You can’t actually force people to agree with you no matter how much power you might have, and trying to beat people into submission usually only turns them away from your point of view. Furthermore, politics is inherently “downstream of culture” — meaning that politics changes only when the culture does, and quite often when cultures shift in a decisively negative direction, politics is not far behind.
Persuasive communication is mostly about building trust with someone. I do it through video essays and animated videos and on comment threads most of the time, because I can reach a much larger audience that way, but for most people being persuasive is going to be a lot more about personal relationships.
Be a good person. Be a good friend. Show other people that you care about them. Be honest, even when the truth hurts your cause. Show yourself to be someone worthy of respect and people will respect and care about you. If they do that, they will listen to you.
Also… Don’t treat people like they’re enemies or idiots just because they might disagree with you. I see that all the time, and it’s highly ineffective.
Finally, although not directly related to the general topic of today’s conversation, I like to end my interviews with this: How can we find freedom in an unfree world?

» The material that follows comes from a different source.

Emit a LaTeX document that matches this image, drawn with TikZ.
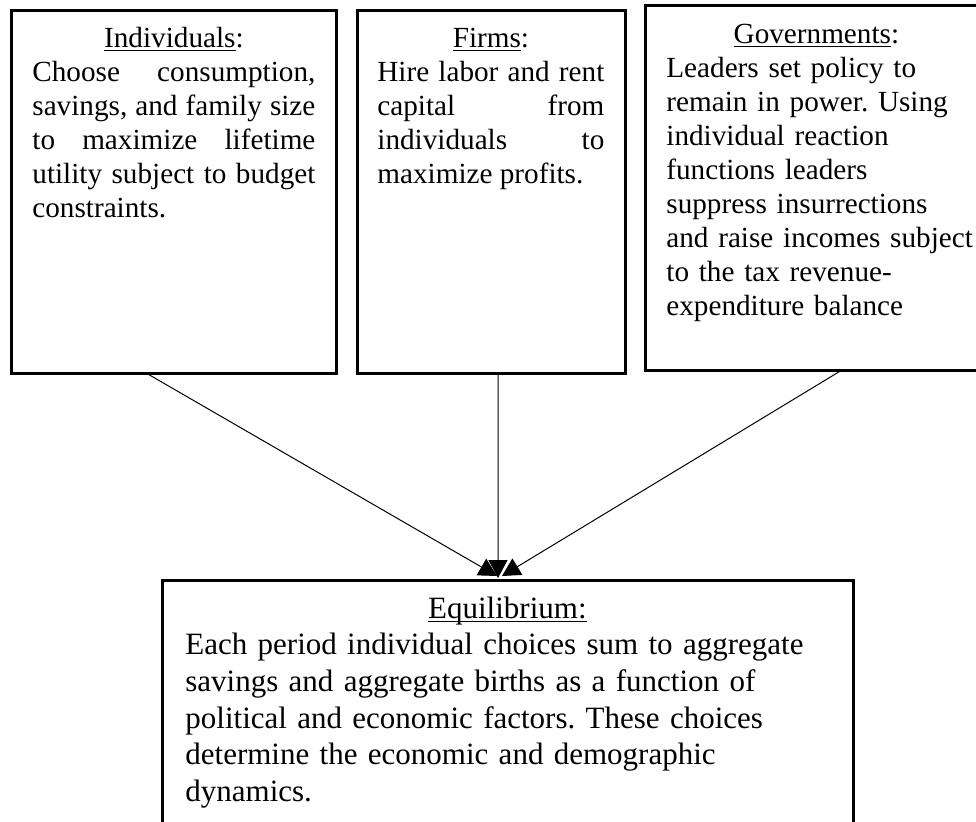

Lead by example and live your own life.
The older I get, the more I realize that none of us has much realistic hope of ever-changing the world. But we can change ourselves and our own living conditions.
If you’re unhappy at work, change your job. If you’re stressed out by where you live, move to somewhere relaxing. Focus on yourself, your family, and your friends… and work hardest towards living exactly the life you want to live while you can.
At worst, you’ve spent your life in a way that you won’t regret. At best, you can become an inspiration to others and show everyone that freedom isn’t an abstract concept — it’s individual people just like you, living how you want to live.